Собеседник же вероятно сам автор записок, поклонившись старцу, дал обещание скрывать тайну. Но о. Серафим, предугадывая, что она может быть открыта после его (те. Серафимовой) смерти, подтвердил: «Ты с тем и умри, никому не говори». Собеседник поклонился святому старцу в знак согласия с ним в ноги, и слезы невольно потекли от умиления из очей его[6]… Старец же продолжал:
«Случилось мне служить с отцом Пахомием и казначеем Иосифом во святой великий четверток. Божественная литургия началась в два часа по полудни и обыкновенно – вечернею.
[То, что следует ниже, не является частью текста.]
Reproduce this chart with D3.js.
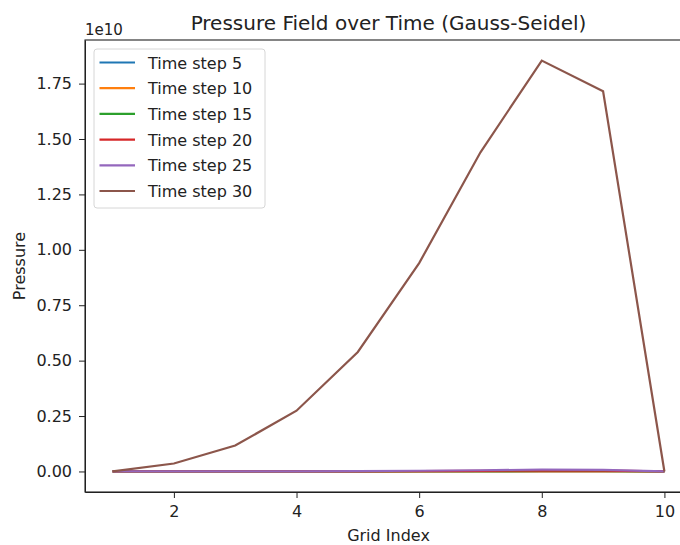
<!DOCTYPE html>
<meta charset="utf-8">
<style>
body { margin: 0; background: white; font-family: 'DejaVu Sans', sans-serif; }
.tick text { font-size: 16px; fill: #222; font-family: 'DejaVu Sans', sans-serif; }
.tick line, .domain { stroke: #222; }
</style>
<body>
<script src="https://cdn.jsdelivr.net/npm/d3@7"></script>
<script>
// grid index 1..10
var gridIndex = [1, 2, 3, 4, 5, 6, 7, 8, 9, 10];
var stepNames = ["Time step 5", "Time step 10", "Time step 15", "Time step 20", "Time step 25", "Time step 30"];
var stepColors = ["#1f77b4", "#ff7f0e", "#2ca02c", "#d62728", "#9467bd", "#8c564b"];
// pressure values (in Pa)
var step5 = [0, 1e3, 5e3, 2e4, 6e4, 1.5e5, 3e5, 5e5, 4e5, 0];
var step10 = [0, 2e4, 9e4, 3e5, 8e5, 1.8e6, 3.4e6, 5e6, 4.5e6, 0];
var step15 = [0, 1e5, 5e5, 1.6e6, 4e6, 8.5e6, 1.5e7, 2.2e7, 2e7, 0];
var step20 = [0, 3e5, 1.2e6, 3.5e6, 8e6, 1.6e7, 2.8e7, 4e7, 3.6e7, 0];
var step25 = [0, 6e5, 2.5e6, 7e6, 1.6e7, 3.2e7, 5.5e7, 8e7, 7.2e7, 0];
var step30 = [0, 3.6e8, 1.17e9, 2.74e9, 5.39e9, 9.4e9, 1.44e10, 1.854e10, 1.715e10, 0];
var series = [step5, step10, step15, step20, step25, step30];
var yTicks = [0, 0.25e10, 0.5e10, 0.75e10, 1.0e10, 1.25e10, 1.5e10, 1.75e10];
var xTicks = [2, 4, 6, 8, 10];

var W = 680, H = 545;
var margin = { left: 85, top: 40, right: 692, bottom: 492 };

var svg = d3.select("body").append("svg")
  .attr("width", W).attr("height", H);

var x = d3.scaleLinear().domain([0.55, 10.45]).range([margin.left, margin.right]);
var ymax = 1.854e10;
var y = d3.scaleLinear().domain([-0.05 * ymax, 1.05 * ymax]).range([margin.bottom, margin.top]);

var fmt = d3.format(".2f");

svg.append("g")
  .attr("transform", "translate(0," + margin.bottom + ")")
  .call(d3.axisBottom(x).tickValues(xTicks).tickSize(6).tickPadding(8).tickSizeOuter(0).tickFormat(d3.format("d")));

svg.append("g")
  .attr("transform", "translate(" + margin.left + ",0)")
  .call(d3.axisLeft(y).tickValues(yTicks).tickSize(6).tickPadding(7).tickSizeOuter(0).tickFormat(d => fmt(d / 1e10)));

// frame
svg.append("rect")
  .attr("x", margin.left).attr("y", margin.top)
  .attr("width", margin.right - margin.left).attr("height", margin.bottom - margin.top)
  .attr("fill", "none").attr("stroke", "#222").attr("stroke-width", 1.1);

var line = d3.line()
  .x((d, i) => x(gridIndex[i]))
  .y(d => y(d));

series.forEach(function(s, k) {
  svg.append("path")
    .datum(s)
    .attr("fill", "none")
    .attr("stroke", stepColors[k])
    .attr("stroke-width", 2.2)
    .attr("d", line);
});

// offset text
svg.append("text").attr("x", margin.left).attr("y", 35)
  .style("font-size", "15px").attr("fill", "#222").text("1e10");

// title
svg.append("text").attr("x", (margin.left + margin.right) / 2).attr("y", 30)
  .attr("text-anchor", "middle").style("font-size", "20px").attr("fill", "#222")
  .text("Pressure Field over Time (Gauss-Seidel)");

svg.append("text").attr("x", (margin.left + margin.right) / 2).attr("y", 541)
  .attr("text-anchor", "middle").style("font-size", "16px").attr("fill", "#222")
  .text("Grid Index");

svg.append("text")
  .attr("transform", "translate(25," + (margin.top + margin.bottom) / 2 + ") rotate(-90)")
  .attr("text-anchor", "middle").style("font-size", "16px").attr("fill", "#222")
  .text("Pressure");

// legend
var lg = svg.append("g").attr("transform", "translate(94,49)");
lg.append("rect").attr("width", 171).attr("height", 159).attr("rx", 3)
  .attr("fill", "white").attr("fill-opacity", 0.8).attr("stroke", "#d6d6d6");
stepNames.forEach(function(name, k) {
  var yy = 13.5 + k * 25.7;
  lg.append("line").attr("x1", 5.5).attr("x2", 41).attr("y1", yy).attr("y2", yy)
    .attr("stroke", stepColors[k]).attr("stroke-width", 2.2);
  lg.append("text").attr("x", 54).attr("y", yy + 6)
    .style("font-size", "16px").attr("fill", "#222").text(name);
});
</script>
</body>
После малого выхода и паремий возгласил я, убогий, у святого престола: Господи, спаси благочестивые и услыши ны, и вошедши в царские врата, навел на предстоящих орарем и возгласил: и во веки веков. Тут озарил меня свет как луч солнечный. Обратив глаза на сияние, я увидел Господа Бога нашего Иисуса Христа в образе Сына человеческого в славе, сияющего, светлее солнца, неизреченным светом и окруженного как бы роем пчел, небесными силами: ангелами, архангелами, херувимами и серафимами. От западных церковных врат Он шел по воздуху, остановился против амвона и воздвигши Свои руки, благословил служащих и молящихся. Затем Он вступил в местный образ, что близ царских врат. Сердце мое возрадовалось тогда чисто, просвещенно, в сладости любви к Господу».
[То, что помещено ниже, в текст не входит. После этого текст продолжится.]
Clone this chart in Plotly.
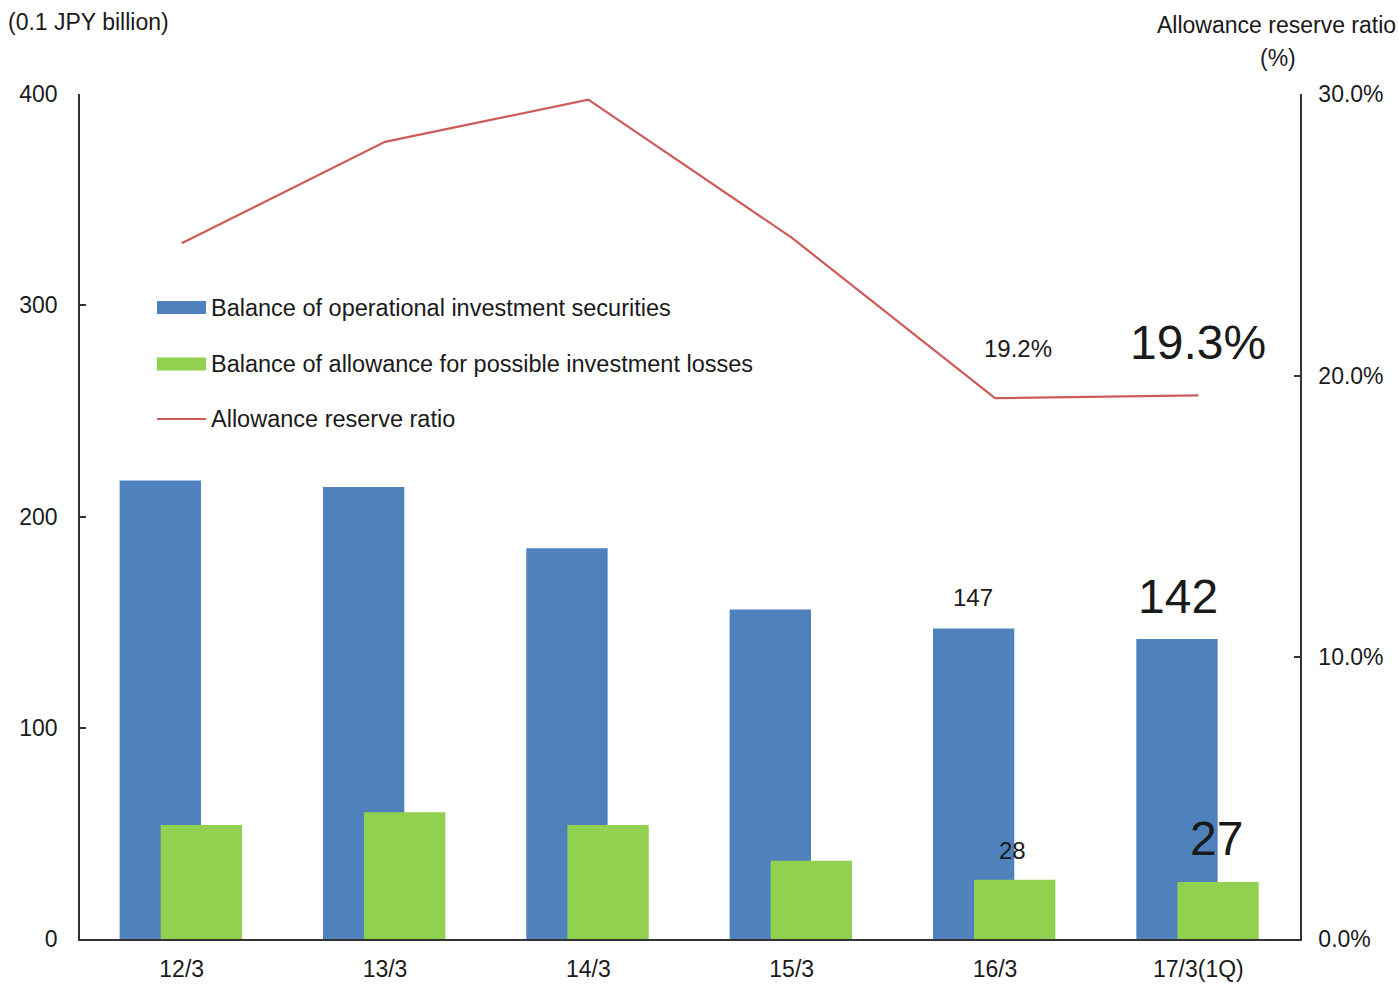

От сего таинственного видения о. Серафим мгновенно изменился видом – и не мог ни с места сойти, ни слова проговорить. Многие это заметили и, конечно, никто не понимал настоящей причины явления. Тотчас два иеродиакона подошли, взяли о. Серафима под руки и ввели во св. алтарь. Около двух часов стоял после того о. Серафим на одном месте неподвижно. Только лицо его поминутно изменялось: то покрывала его белизна, подобная снегу, то переливался на нем румянец. И долго он не мог ничего проговорить, созерцая в душе дивное посещение Божие и услаждаясь благодатными его утешениями.
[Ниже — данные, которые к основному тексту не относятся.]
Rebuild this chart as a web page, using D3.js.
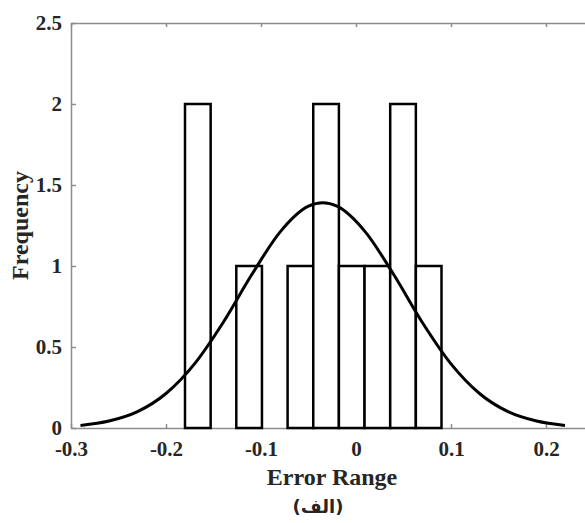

Весьма замечательно, что видение сие пало на такое время литургии, в которое входом священнослужителей в алтарь изображается вшествие их как бы в самое небо; когда в тайной молитве священник просит Господа: сотвори со входом нашим входу св. ангелов быти сослужащих нам и сославословящих Твою благость, когда поется и Ангельская песнь: Святый Боже, Святый крепкий, Святый бессмертный, помилуй нас. Это видение показало, что не всуе мы веруем, что силы небесные с нами невидимо служат при Божественной литургии. И всякий молящийся в храме Божием, должен думать, что он молится как бы на небе вместе с ангелами. Нет сомнения, что ревность отца Серафима такими небесными утешениями сильнее укреплялась в трудных подвигах иноческого доброделания. Они воскрыляли в нем больше и больше желания к житию созерцательному. Видение могло иметь и печальные последствия для нравственности отца Серафима. Подумай только он о себе будто теперь уже свят, достиг высокого совершенства жизни и не имеет нужды в дальнейшем преуспении, тогда все его труды пред Богом превратились бы в тщету и ничтожество, рассыпались как прах, возметаемый ветром. Но о. Серафим имел хороших руководителей, к которым питал совершенное доверие и которые были его воспитателями в иноческой жизни. Служившие литургию старцы Пахомий и Иосиф спрашивали: «Что такое случилось с ним?» Им казалось не почувствовал ли он неожиданно слабости сил, которая так естественно могла случиться во святой великий четверток после продолжительного поста, при том уважении, какое питал к нему издавна о. Серафим. О. Серафим привык относиться к этим двум старцам с детской доверчивостью: он поведал им свое видение как было. Опытные в духовной жизни старцы сложили рассказ сей в сердце своем. А отцу Серафиму внушили, чтобы он не возгордился, не дал в своей душе места пагубной мысли о каком-нибудь своем достоинстве пред Богом, и утвердили его в духовном настроении самоуничижения и смиренномудрия.